## Short exercise
Of the lines in the listing, how many include the string "chart"? Write the number and nothing else.

···

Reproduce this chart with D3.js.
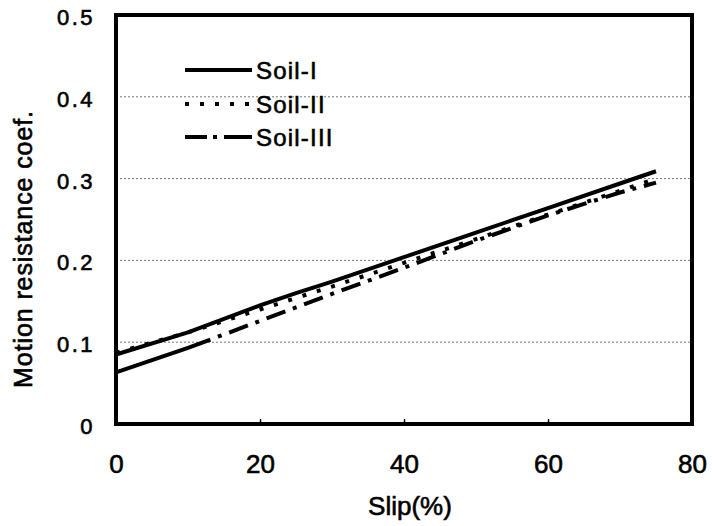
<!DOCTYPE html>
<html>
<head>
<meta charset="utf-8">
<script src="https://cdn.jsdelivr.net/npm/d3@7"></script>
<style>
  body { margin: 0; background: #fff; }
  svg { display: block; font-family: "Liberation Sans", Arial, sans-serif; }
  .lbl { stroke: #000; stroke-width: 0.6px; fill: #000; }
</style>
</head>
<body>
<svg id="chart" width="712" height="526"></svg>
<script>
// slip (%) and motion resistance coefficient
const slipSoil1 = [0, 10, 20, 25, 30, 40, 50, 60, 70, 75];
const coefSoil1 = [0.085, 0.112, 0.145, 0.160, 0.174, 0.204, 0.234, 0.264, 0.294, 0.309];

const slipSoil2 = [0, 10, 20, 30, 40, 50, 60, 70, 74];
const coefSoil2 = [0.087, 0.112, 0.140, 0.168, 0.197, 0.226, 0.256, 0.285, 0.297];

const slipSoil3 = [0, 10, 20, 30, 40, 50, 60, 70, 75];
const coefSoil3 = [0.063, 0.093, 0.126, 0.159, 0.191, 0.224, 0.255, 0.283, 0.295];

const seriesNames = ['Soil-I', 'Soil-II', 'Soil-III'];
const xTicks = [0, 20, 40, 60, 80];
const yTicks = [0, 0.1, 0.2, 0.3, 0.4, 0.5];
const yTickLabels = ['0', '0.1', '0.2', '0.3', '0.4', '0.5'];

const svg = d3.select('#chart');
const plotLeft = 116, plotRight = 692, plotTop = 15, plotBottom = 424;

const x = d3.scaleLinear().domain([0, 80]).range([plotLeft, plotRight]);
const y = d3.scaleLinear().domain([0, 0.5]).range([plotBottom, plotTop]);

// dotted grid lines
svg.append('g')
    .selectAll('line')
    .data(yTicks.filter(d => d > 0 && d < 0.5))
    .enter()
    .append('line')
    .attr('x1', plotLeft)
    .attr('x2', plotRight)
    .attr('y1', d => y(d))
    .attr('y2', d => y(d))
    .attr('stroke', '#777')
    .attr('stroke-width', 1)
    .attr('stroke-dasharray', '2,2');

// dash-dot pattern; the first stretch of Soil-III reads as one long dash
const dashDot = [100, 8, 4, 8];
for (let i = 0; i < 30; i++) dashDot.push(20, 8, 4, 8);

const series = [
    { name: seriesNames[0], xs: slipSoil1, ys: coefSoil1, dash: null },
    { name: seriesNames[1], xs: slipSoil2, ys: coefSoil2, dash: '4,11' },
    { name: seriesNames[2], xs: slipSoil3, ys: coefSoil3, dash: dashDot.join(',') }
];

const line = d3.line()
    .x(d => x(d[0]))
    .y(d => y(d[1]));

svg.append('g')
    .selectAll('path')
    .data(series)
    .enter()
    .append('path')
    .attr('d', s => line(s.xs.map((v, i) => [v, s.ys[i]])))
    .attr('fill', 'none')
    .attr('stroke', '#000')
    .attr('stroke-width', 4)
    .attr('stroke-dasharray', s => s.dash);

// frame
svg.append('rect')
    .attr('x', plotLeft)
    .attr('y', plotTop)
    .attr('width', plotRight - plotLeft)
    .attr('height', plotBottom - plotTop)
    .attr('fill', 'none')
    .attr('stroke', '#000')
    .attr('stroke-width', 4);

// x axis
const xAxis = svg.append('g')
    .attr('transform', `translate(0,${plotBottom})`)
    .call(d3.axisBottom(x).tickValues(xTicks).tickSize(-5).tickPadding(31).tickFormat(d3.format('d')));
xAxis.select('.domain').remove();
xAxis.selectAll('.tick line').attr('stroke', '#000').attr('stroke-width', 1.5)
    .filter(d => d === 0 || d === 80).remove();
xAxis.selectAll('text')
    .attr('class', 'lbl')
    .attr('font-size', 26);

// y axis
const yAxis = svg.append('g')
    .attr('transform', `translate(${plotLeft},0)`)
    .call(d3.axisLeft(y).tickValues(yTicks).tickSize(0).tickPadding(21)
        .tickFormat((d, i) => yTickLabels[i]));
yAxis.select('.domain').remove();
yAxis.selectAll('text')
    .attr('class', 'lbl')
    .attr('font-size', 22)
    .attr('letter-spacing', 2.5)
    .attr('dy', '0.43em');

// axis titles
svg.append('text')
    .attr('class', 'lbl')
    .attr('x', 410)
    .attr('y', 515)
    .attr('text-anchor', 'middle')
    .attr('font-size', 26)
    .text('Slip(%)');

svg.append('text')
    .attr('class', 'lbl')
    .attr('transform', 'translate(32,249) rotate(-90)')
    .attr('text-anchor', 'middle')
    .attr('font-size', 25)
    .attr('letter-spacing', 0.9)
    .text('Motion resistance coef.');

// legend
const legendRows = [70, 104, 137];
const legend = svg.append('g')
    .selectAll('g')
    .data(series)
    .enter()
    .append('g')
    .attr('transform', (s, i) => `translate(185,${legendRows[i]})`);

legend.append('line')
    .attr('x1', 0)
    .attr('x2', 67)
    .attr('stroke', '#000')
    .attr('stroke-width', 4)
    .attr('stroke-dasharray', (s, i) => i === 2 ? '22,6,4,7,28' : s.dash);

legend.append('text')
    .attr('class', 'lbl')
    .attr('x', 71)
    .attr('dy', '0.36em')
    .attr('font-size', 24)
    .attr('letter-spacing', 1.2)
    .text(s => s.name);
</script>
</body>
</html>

···

## Output
3